Day 95 : Should you buy unlisted shares?
In the recent budget, the government decided to cap surcharge on LTCG on all assets at 15%. This is a good relief for owners of unlisted shares, which could be taxed up to 37% earlier. So what are unlisted shares, and should you invest in them?
Many companies not listed on the market have raised capital from shareholders and offered ESOPs. The unlisted market exists to create liquidity for these people.
These investments are very attractive since they can potentially be multi-baggers. However, they are not the same as listed shares and have different risks.
In the share market, the buying and selling of shares is anonymous and is carried out by a market regulator. The listed company’s information is public, and the market values it fairly.
This is not the case with unlisted companies. Since these companies are not listed on the market, we cannot track their daily value. Hence, a fair value has to be arrived at with every trade.
These investments also have low liquidity. In listed shares, markets have already assigned a value to the shares, and you decide whether it is correct or not.
It isn’t easy to find a buyer for unlisted shares at a fair value in a short period.
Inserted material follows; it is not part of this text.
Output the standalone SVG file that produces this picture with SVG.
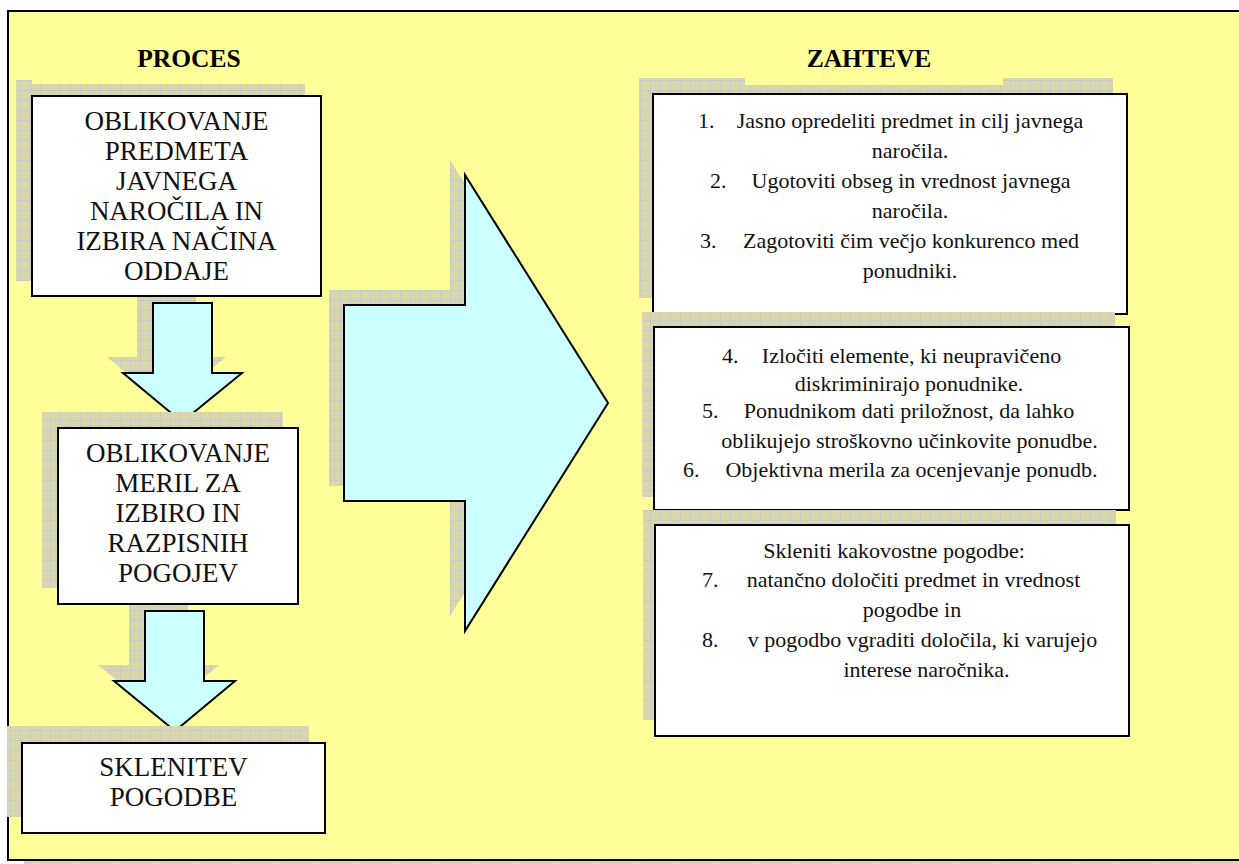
<svg xmlns="http://www.w3.org/2000/svg" width="1239" height="864" viewBox="0 0 1239 864">
  <defs>
    <!-- gridded drop-shadow texture -->
    <pattern id="grid" width="10" height="10" patternUnits="userSpaceOnUse">
      <rect width="10" height="10" fill="#d9d7a8"/>
      <path d="M0,0.5 H10 M0.5,0 V10" stroke="#c9c9c4" stroke-width="1" fill="none"/>
    </pattern>
    <style>
      .shadow { fill: url(#grid); stroke: none; }
      .box { fill: #ffffff; stroke: #000000; stroke-width: 2; }
      .arrow { fill: #ccffff; stroke: #000000; stroke-width: 2; stroke-linejoin: miter; }
      text { font-family: "Liberation Serif", "Times New Roman", serif; fill: #111111; }
      .head { font-weight: bold; font-size: 25.5px; fill: #000000; text-anchor: middle; }
      .step { font-size: 27px; text-anchor: middle; }
      .req { font-size: 22px; text-anchor: middle; }
      .num { font-size: 22px; text-anchor: start; }
    </style>
  </defs>

  <!-- page frame -->
  <rect x="0" y="0" width="1239" height="864" fill="#ffffff"/>
  <rect x="24" y="861" width="1215" height="3" class="shadow"/>
  <rect x="8" y="11" width="1240" height="849" fill="#ffff99" stroke="#000000" stroke-width="2"/>

  <!-- headings -->
  <text class="head" x="189" y="67">PROCES</text>
  <text class="head" x="869" y="67">ZAHTEVE</text>

  <!-- connectors: process arrows -->
  <g id="connectors">
    <path class="shadow" d="M137,287 H196 V357 H226 L166,406 L107,357 H137 Z"/>
    <path class="shadow" d="M129,595 H188 V665 H219 L159,715 L98,665 H129 Z"/>
    <path class="shadow" d="M329,290 H450 V160 L593,388 L450,616 V486 H329 Z"/>
    <path class="arrow" d="M153,303 H212 V373 H242 L182,422 L123,373 H153 Z"/>
    <path class="arrow" d="M145,611 H204 V681 H235 L175,731 L114,681 H145 Z"/>
    <path class="arrow" d="M344,305 H465 V175 L608,403 L465,631 V501 H344 Z"/>
  </g>

  <!-- process step 1 -->
  <g id="step1">
    <path class="shadow" d="M16,80 H32 V84 H305 V281 H16 Z"/>
    <rect class="box" x="32" y="96" width="289" height="200"/>
    <text class="step" x="176.5" y="130">OBLIKOVANJE</text>
    <text class="step" x="176.5" y="160">PREDMETA</text>
    <text class="step" x="176.5" y="190">JAVNEGA</text>
    <text class="step" x="176.5" y="220">NAROČILA IN</text>
    <text class="step" x="176.5" y="250">IZBIRA NAČINA</text>
    <text class="step" x="176.5" y="280">ODDAJE</text>
  </g>

  <!-- process step 2 -->
  <g id="step2">
    <rect class="shadow" x="42" y="412" width="241" height="176"/>
    <rect class="box" x="58" y="428" width="240" height="176"/>
    <text class="step" x="178" y="462">OBLIKOVANJE</text>
    <text class="step" x="178" y="492">MERIL ZA</text>
    <text class="step" x="178" y="522">IZBIRO IN</text>
    <text class="step" x="178" y="552">RAZPISNIH</text>
    <text class="step" x="178" y="582">POGOJEV</text>
  </g>

  <!-- process step 3 -->
  <g id="step3">
    <rect class="shadow" x="7" y="726" width="302" height="91"/>
    <rect class="box" x="22" y="743" width="303" height="90"/>
    <text class="step" x="173.5" y="776">SKLENITEV</text>
    <text class="step" x="173.5" y="806">POGODBE</text>
  </g>

  <!-- requirements 1-3 -->
  <g id="req1">
    <path class="shadow" d="M639,78 H745 V85 H1003 V78 H1113 V298 H639 Z"/>
    <rect class="box" x="653" y="94" width="474" height="220"/>
    <text class="num" x="698" y="128">1.</text>
    <text class="req" x="910" y="128">Jasno opredeliti predmet in cilj javnega</text>
    <text class="req" x="910" y="158">naročila.</text>
    <text class="num" x="710" y="188">2.</text>
    <text class="req" x="911" y="188">Ugotoviti obseg in vrednost javnega</text>
    <text class="req" x="910" y="218">naročila.</text>
    <text class="num" x="700" y="248">3.</text>
    <text class="req" x="911" y="248">Zagotoviti čim večjo konkurenco med</text>
    <text class="req" x="910" y="278">ponudniki.</text>
  </g>

  <!-- requirements 4-6 -->
  <g id="req2">
    <rect class="shadow" x="642" y="312" width="473" height="185"/>
    <rect class="box" x="654" y="327" width="475" height="183"/>
    <text class="num" x="722" y="363">4.</text>
    <text class="req" x="911.5" y="363">Izločiti elemente, ki neupravičeno</text>
    <text class="req" x="909" y="391">diskriminirajo ponudnike.</text>
    <text class="num" x="702" y="418">5.</text>
    <text class="req" x="909" y="418">Ponudnikom dati priložnost, da lahko</text>
    <text class="req" x="909.5" y="448">oblikujejo stroškovno učinkovite ponudbe.</text>
    <text class="num" x="683" y="477">6.</text>
    <text class="req" x="911.5" y="477">Objektivna merila za ocenjevanje ponudb.</text>
  </g>

  <!-- requirements 7-8 -->
  <g id="req3">
    <rect class="shadow" x="643" y="510" width="473" height="210"/>
    <rect class="box" x="655" y="525" width="474" height="211"/>
    <text class="req" x="894" y="558">Skleniti kakovostne pogodbe:</text>
    <text class="num" x="702" y="587">7.</text>
    <text class="req" x="913.5" y="587">natančno določiti predmet in vrednost</text>
    <text class="req" x="912" y="617">pogodbe in</text>
    <text class="num" x="702" y="647">8.</text>
    <text class="req" x="922.5" y="647">v pogodbo vgraditi določila, ki varujejo</text>
    <text class="req" x="926.5" y="677">interese naročnika.</text>
  </g>
</svg>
Before getting into these investments, you must understand that they require a lot of patience and are very risky. You could even lose your entire capital.
Stick to vanilla investments like mutual funds, FDs, stocks if you are early in your career. You have time on your side to let your investments compound and grow.
High-risk investments with low capital rarely work. If they fail, you lose your money, and if they do great, your capital invested is not enough to make a huge difference.
Only once you have a significant portfolio enter the space. And here, too, only invest in companies you know well and completely believe in. It’s easy to lose money and takes hard work to earn.